Jonathan Mair
With a lama at Badgar Monastery (Wu Dang Zhao) in Inner Mongolia

I am a social anthropologist based in the School of Anthropology and Conservation at the University of Kent. My research focuses on Buddhism in China and the Chinese diaspora.

I have been undertaking field research in northern China on a regular basis since 2003, mainly in order to study the revival of Tibetan Buddhism among ethnic Mongolian lamas and their Mongolian and Han Chinese followers.

More recently I have also been conducting research in Taiwan and in the UK on a transnational Chinese Buddhist movement, Fo Guang Shan.

My research has led me to an interest in what I call cultures of metacognition—that is, traditions of thought and practice in relation to aspects of thought through which people understand and attempt to regulate their own thought. In particular I am interested in cultures of belief, and ignorance. My ethnographic research has also led me to an interest in the anthropology of ethics, and specifically, in the ways in which contemporary Buddhists apply traditional Buddhist ideas about the cultivation of the self in a variety of modern and multicultural contexts.
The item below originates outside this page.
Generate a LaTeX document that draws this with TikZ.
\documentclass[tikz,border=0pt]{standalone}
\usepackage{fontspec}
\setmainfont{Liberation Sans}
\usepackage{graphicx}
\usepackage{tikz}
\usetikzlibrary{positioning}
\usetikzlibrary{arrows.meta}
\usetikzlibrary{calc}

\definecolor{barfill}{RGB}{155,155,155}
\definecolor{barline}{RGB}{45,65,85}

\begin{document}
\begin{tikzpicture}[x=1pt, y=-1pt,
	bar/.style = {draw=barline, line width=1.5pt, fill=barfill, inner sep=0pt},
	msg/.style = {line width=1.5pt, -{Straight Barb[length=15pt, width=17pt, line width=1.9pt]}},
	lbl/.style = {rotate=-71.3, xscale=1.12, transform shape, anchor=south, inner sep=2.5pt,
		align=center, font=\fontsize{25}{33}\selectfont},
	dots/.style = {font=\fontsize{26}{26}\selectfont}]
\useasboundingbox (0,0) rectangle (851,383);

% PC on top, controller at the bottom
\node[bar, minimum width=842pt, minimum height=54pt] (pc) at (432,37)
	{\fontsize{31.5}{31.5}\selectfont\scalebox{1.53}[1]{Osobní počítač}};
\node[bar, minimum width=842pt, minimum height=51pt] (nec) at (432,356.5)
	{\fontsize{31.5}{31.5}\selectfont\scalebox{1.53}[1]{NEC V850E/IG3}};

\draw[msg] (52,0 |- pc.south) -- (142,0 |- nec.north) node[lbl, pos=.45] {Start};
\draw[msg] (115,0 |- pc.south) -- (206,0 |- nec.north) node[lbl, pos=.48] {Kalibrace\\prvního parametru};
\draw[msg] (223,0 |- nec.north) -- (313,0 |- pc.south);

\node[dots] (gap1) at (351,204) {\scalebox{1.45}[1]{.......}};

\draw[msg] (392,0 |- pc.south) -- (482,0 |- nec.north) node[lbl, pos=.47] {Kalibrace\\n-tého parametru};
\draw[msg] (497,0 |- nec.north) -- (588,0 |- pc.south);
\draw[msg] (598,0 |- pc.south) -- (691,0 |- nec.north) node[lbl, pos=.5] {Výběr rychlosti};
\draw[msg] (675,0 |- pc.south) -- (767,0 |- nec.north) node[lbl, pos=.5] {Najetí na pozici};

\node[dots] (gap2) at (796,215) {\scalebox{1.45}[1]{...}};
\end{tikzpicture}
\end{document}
From 2014 to 2016, I was Lecturer in Buddhism in the Department of Religions and Theology, University of Manchester. From 2012 to 2014, I was Mellon Newton Research Fellow at the Centre for Research in Arts, Social Sciences and Humanities (CRASSH) at Cambridge University. In 2011-2012, I was Lecturer in Social Anthropology at the University of Manchester. From 2007-2011, I was a Research Fellow at St John’s College, Cambridge, and in 2007 I spent a semester teaching contemporary British history at the Chinese University of Political Science and Law (中国政法大学). I hold a PhD in Social Anthropology from Cambridge University.